> **Requirements**
Produce a word-for-word copy of the listing below without its pictures.

** BEGIN Collected material **

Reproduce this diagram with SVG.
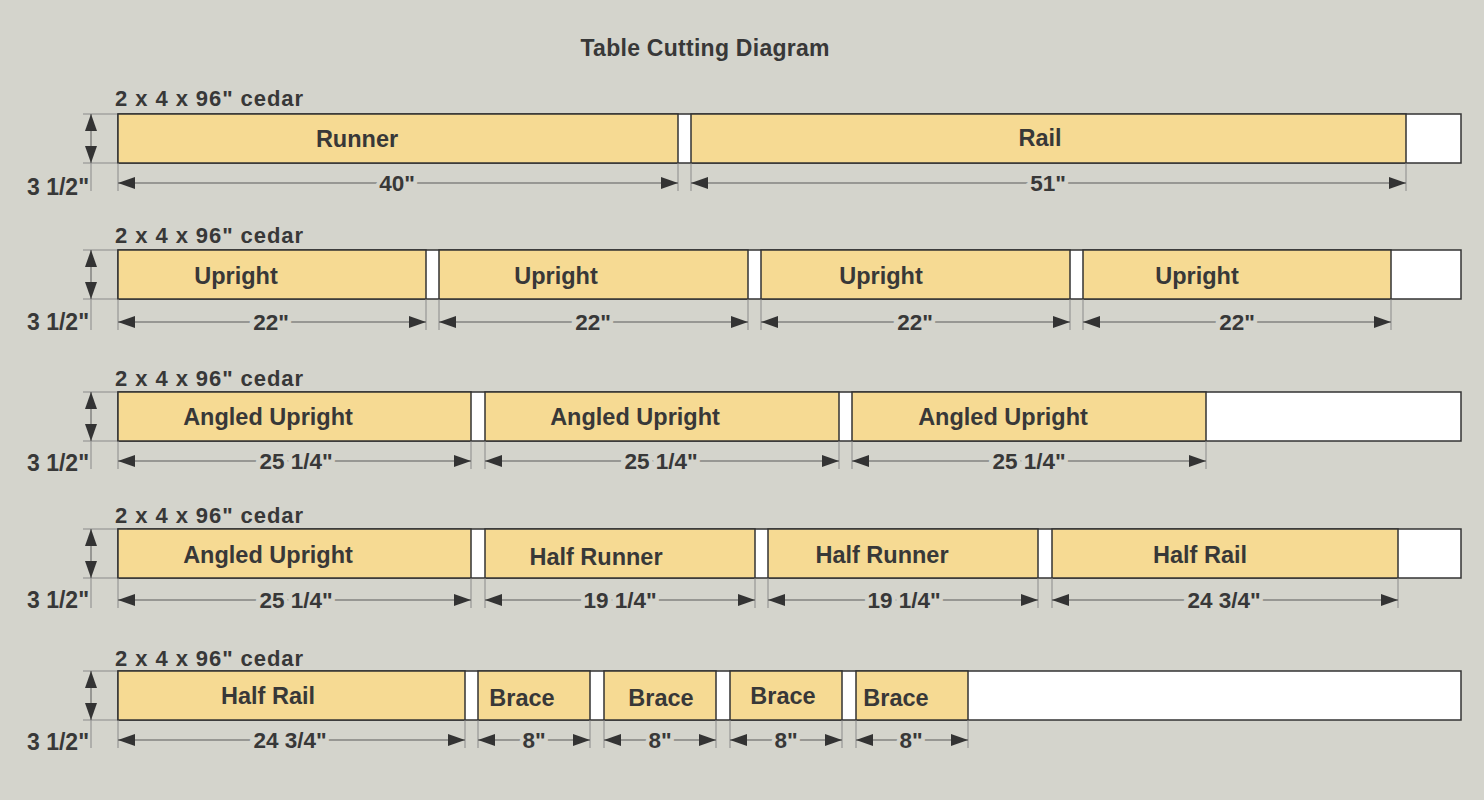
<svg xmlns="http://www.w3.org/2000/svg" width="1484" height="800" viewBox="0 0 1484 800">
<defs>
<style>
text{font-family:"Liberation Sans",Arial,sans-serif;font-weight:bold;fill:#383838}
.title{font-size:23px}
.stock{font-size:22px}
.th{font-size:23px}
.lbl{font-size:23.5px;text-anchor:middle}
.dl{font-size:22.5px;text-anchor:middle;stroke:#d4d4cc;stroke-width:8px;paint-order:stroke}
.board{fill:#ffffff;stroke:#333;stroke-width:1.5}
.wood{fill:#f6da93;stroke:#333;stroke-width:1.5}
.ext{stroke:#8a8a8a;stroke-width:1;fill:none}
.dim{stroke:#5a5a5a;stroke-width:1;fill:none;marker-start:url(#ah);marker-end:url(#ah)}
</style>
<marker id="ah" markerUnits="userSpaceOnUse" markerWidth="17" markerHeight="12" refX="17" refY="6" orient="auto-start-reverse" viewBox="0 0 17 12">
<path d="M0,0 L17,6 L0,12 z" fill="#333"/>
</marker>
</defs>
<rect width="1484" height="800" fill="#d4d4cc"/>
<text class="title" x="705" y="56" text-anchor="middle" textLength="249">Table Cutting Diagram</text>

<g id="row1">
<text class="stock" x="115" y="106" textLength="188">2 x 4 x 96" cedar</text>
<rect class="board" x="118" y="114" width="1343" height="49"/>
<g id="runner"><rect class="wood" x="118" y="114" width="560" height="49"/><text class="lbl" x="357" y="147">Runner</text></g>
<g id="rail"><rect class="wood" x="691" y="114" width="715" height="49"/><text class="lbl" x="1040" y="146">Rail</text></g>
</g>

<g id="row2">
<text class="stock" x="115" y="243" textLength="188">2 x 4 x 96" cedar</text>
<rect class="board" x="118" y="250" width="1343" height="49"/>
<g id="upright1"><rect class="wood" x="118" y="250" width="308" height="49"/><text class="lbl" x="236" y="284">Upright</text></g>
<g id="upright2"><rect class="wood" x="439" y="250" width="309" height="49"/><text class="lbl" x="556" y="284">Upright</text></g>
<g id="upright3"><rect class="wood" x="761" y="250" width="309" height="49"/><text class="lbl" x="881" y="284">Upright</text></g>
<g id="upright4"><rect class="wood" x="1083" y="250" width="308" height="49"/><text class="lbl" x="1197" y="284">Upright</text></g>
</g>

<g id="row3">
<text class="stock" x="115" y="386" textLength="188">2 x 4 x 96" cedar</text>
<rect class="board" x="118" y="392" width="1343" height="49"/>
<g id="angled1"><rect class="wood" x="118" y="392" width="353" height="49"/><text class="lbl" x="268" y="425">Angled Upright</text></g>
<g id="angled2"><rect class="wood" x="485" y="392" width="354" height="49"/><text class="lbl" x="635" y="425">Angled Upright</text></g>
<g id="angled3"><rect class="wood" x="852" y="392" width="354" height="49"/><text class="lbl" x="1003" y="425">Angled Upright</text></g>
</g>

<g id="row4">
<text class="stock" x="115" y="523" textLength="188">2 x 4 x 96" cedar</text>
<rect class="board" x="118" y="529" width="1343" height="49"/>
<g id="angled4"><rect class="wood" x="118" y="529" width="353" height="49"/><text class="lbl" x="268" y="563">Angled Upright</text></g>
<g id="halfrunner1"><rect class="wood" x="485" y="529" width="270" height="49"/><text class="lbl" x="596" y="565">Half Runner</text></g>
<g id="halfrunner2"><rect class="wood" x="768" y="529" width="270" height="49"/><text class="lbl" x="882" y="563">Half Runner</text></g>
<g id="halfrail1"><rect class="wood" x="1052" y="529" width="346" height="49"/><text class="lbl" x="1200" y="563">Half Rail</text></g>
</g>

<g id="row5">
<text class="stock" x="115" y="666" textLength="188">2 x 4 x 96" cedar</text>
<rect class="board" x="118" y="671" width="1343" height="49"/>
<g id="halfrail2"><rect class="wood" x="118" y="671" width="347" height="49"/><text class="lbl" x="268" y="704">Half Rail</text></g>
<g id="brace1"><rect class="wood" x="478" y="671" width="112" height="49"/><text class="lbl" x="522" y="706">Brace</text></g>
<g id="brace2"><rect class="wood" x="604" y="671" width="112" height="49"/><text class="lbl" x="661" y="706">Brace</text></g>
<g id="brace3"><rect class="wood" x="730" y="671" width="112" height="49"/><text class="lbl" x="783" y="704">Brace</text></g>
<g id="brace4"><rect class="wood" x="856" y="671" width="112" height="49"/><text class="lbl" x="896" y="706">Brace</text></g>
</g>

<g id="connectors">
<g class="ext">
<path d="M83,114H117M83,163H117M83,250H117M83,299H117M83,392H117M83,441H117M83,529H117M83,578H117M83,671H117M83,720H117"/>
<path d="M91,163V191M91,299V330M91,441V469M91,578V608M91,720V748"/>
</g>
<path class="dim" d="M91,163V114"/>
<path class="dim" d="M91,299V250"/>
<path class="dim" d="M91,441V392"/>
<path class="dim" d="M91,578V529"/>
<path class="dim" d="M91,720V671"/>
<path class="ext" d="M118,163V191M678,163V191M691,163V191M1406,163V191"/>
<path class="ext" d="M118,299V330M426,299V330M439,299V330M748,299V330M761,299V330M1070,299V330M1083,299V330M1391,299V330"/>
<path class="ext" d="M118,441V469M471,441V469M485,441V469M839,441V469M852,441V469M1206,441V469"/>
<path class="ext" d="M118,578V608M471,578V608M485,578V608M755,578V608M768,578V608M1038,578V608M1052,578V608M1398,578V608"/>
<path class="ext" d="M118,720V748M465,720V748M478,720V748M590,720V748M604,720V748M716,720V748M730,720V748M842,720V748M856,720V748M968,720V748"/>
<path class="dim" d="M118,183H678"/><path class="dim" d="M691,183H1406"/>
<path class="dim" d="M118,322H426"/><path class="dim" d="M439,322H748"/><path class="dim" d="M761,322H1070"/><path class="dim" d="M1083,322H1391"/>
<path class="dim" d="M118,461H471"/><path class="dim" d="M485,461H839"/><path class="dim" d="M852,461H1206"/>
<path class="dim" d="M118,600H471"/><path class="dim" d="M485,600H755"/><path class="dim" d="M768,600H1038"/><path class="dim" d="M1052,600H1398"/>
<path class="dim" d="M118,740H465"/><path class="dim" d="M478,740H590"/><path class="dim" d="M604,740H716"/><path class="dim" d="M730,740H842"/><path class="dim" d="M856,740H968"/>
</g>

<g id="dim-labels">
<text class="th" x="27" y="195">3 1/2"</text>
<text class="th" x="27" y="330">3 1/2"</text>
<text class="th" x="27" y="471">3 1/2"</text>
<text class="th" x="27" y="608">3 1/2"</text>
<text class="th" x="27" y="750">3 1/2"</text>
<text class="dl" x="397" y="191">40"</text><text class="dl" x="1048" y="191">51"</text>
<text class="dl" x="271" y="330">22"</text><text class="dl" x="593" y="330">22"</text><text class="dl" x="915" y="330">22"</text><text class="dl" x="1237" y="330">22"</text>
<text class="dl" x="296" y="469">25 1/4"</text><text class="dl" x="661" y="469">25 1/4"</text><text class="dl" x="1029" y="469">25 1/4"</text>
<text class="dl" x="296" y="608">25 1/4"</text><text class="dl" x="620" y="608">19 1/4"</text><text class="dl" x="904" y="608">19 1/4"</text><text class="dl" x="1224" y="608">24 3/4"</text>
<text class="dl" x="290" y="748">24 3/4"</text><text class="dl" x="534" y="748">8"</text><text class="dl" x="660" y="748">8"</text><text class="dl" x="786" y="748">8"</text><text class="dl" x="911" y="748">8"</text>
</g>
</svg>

** END Collected material **

> **Final result**
Reproduce this diagram with SVG.
<svg xmlns="http://www.w3.org/2000/svg" width="1484" height="800" viewBox="0 0 1484 800">
<defs>
<style>
text{font-family:"Liberation Sans",Arial,sans-serif;font-weight:bold;fill:#383838}
.title{font-size:23px}
.stock{font-size:22px}
.th{font-size:23px}
.lbl{font-size:23.5px;text-anchor:middle}
.dl{font-size:22.5px;text-anchor:middle;stroke:#d4d4cc;stroke-width:8px;paint-order:stroke}
.board{fill:#ffffff;stroke:#333;stroke-width:1.5}
.wood{fill:#f6da93;stroke:#333;stroke-width:1.5}
.ext{stroke:#8a8a8a;stroke-width:1;fill:none}
.dim{stroke:#5a5a5a;stroke-width:1;fill:none;marker-start:url(#ah);marker-end:url(#ah)}
</style>
<marker id="ah" markerUnits="userSpaceOnUse" markerWidth="17" markerHeight="12" refX="17" refY="6" orient="auto-start-reverse" viewBox="0 0 17 12">
<path d="M0,0 L17,6 L0,12 z" fill="#333"/>
</marker>
</defs>
<rect width="1484" height="800" fill="#d4d4cc"/>
<text class="title" x="705" y="56" text-anchor="middle" textLength="249">Table Cutting Diagram</text>

<g id="row1">
<text class="stock" x="115" y="106" textLength="188">2 x 4 x 96" cedar</text>
<rect class="board" x="118" y="114" width="1343" height="49"/>
<g id="runner"><rect class="wood" x="118" y="114" width="560" height="49"/><text class="lbl" x="357" y="147">Runner</text></g>
<g id="rail"><rect class="wood" x="691" y="114" width="715" height="49"/><text class="lbl" x="1040" y="146">Rail</text></g>
</g>

<g id="row2">
<text class="stock" x="115" y="243" textLength="188">2 x 4 x 96" cedar</text>
<rect class="board" x="118" y="250" width="1343" height="49"/>
<g id="upright1"><rect class="wood" x="118" y="250" width="308" height="49"/><text class="lbl" x="236" y="284">Upright</text></g>
<g id="upright2"><rect class="wood" x="439" y="250" width="309" height="49"/><text class="lbl" x="556" y="284">Upright</text></g>
<g id="upright3"><rect class="wood" x="761" y="250" width="309" height="49"/><text class="lbl" x="881" y="284">Upright</text></g>
<g id="upright4"><rect class="wood" x="1083" y="250" width="308" height="49"/><text class="lbl" x="1197" y="284">Upright</text></g>
</g>

<g id="row3">
<text class="stock" x="115" y="386" textLength="188">2 x 4 x 96" cedar</text>
<rect class="board" x="118" y="392" width="1343" height="49"/>
<g id="angled1"><rect class="wood" x="118" y="392" width="353" height="49"/><text class="lbl" x="268" y="425">Angled Upright</text></g>
<g id="angled2"><rect class="wood" x="485" y="392" width="354" height="49"/><text class="lbl" x="635" y="425">Angled Upright</text></g>
<g id="angled3"><rect class="wood" x="852" y="392" width="354" height="49"/><text class="lbl" x="1003" y="425">Angled Upright</text></g>
</g>

<g id="row4">
<text class="stock" x="115" y="523" textLength="188">2 x 4 x 96" cedar</text>
<rect class="board" x="118" y="529" width="1343" height="49"/>
<g id="angled4"><rect class="wood" x="118" y="529" width="353" height="49"/><text class="lbl" x="268" y="563">Angled Upright</text></g>
<g id="halfrunner1"><rect class="wood" x="485" y="529" width="270" height="49"/><text class="lbl" x="596" y="565">Half Runner</text></g>
<g id="halfrunner2"><rect class="wood" x="768" y="529" width="270" height="49"/><text class="lbl" x="882" y="563">Half Runner</text></g>
<g id="halfrail1"><rect class="wood" x="1052" y="529" width="346" height="49"/><text class="lbl" x="1200" y="563">Half Rail</text></g>
</g>

<g id="row5">
<text class="stock" x="115" y="666" textLength="188">2 x 4 x 96" cedar</text>
<rect class="board" x="118" y="671" width="1343" height="49"/>
<g id="halfrail2"><rect class="wood" x="118" y="671" width="347" height="49"/><text class="lbl" x="268" y="704">Half Rail</text></g>
<g id="brace1"><rect class="wood" x="478" y="671" width="112" height="49"/><text class="lbl" x="522" y="706">Brace</text></g>
<g id="brace2"><rect class="wood" x="604" y="671" width="112" height="49"/><text class="lbl" x="661" y="706">Brace</text></g>
<g id="brace3"><rect class="wood" x="730" y="671" width="112" height="49"/><text class="lbl" x="783" y="704">Brace</text></g>
<g id="brace4"><rect class="wood" x="856" y="671" width="112" height="49"/><text class="lbl" x="896" y="706">Brace</text></g>
</g>

<g id="connectors">
<g class="ext">
<path d="M83,114H117M83,163H117M83,250H117M83,299H117M83,392H117M83,441H117M83,529H117M83,578H117M83,671H117M83,720H117"/>
<path d="M91,163V191M91,299V330M91,441V469M91,578V608M91,720V748"/>
</g>
<path class="dim" d="M91,163V114"/>
<path class="dim" d="M91,299V250"/>
<path class="dim" d="M91,441V392"/>
<path class="dim" d="M91,578V529"/>
<path class="dim" d="M91,720V671"/>
<path class="ext" d="M118,163V191M678,163V191M691,163V191M1406,163V191"/>
<path class="ext" d="M118,299V330M426,299V330M439,299V330M748,299V330M761,299V330M1070,299V330M1083,299V330M1391,299V330"/>
<path class="ext" d="M118,441V469M471,441V469M485,441V469M839,441V469M852,441V469M1206,441V469"/>
<path class="ext" d="M118,578V608M471,578V608M485,578V608M755,578V608M768,578V608M1038,578V608M1052,578V608M1398,578V608"/>
<path class="ext" d="M118,720V748M465,720V748M478,720V748M590,720V748M604,720V748M716,720V748M730,720V748M842,720V748M856,720V748M968,720V748"/>
<path class="dim" d="M118,183H678"/><path class="dim" d="M691,183H1406"/>
<path class="dim" d="M118,322H426"/><path class="dim" d="M439,322H748"/><path class="dim" d="M761,322H1070"/><path class="dim" d="M1083,322H1391"/>
<path class="dim" d="M118,461H471"/><path class="dim" d="M485,461H839"/><path class="dim" d="M852,461H1206"/>
<path class="dim" d="M118,600H471"/><path class="dim" d="M485,600H755"/><path class="dim" d="M768,600H1038"/><path class="dim" d="M1052,600H1398"/>
<path class="dim" d="M118,740H465"/><path class="dim" d="M478,740H590"/><path class="dim" d="M604,740H716"/><path class="dim" d="M730,740H842"/><path class="dim" d="M856,740H968"/>
</g>

<g id="dim-labels">
<text class="th" x="27" y="195">3 1/2"</text>
<text class="th" x="27" y="330">3 1/2"</text>
<text class="th" x="27" y="471">3 1/2"</text>
<text class="th" x="27" y="608">3 1/2"</text>
<text class="th" x="27" y="750">3 1/2"</text>
<text class="dl" x="397" y="191">40"</text><text class="dl" x="1048" y="191">51"</text>
<text class="dl" x="271" y="330">22"</text><text class="dl" x="593" y="330">22"</text><text class="dl" x="915" y="330">22"</text><text class="dl" x="1237" y="330">22"</text>
<text class="dl" x="296" y="469">25 1/4"</text><text class="dl" x="661" y="469">25 1/4"</text><text class="dl" x="1029" y="469">25 1/4"</text>
<text class="dl" x="296" y="608">25 1/4"</text><text class="dl" x="620" y="608">19 1/4"</text><text class="dl" x="904" y="608">19 1/4"</text><text class="dl" x="1224" y="608">24 3/4"</text>
<text class="dl" x="290" y="748">24 3/4"</text><text class="dl" x="534" y="748">8"</text><text class="dl" x="660" y="748">8"</text><text class="dl" x="786" y="748">8"</text><text class="dl" x="911" y="748">8"</text>
</g>
</svg>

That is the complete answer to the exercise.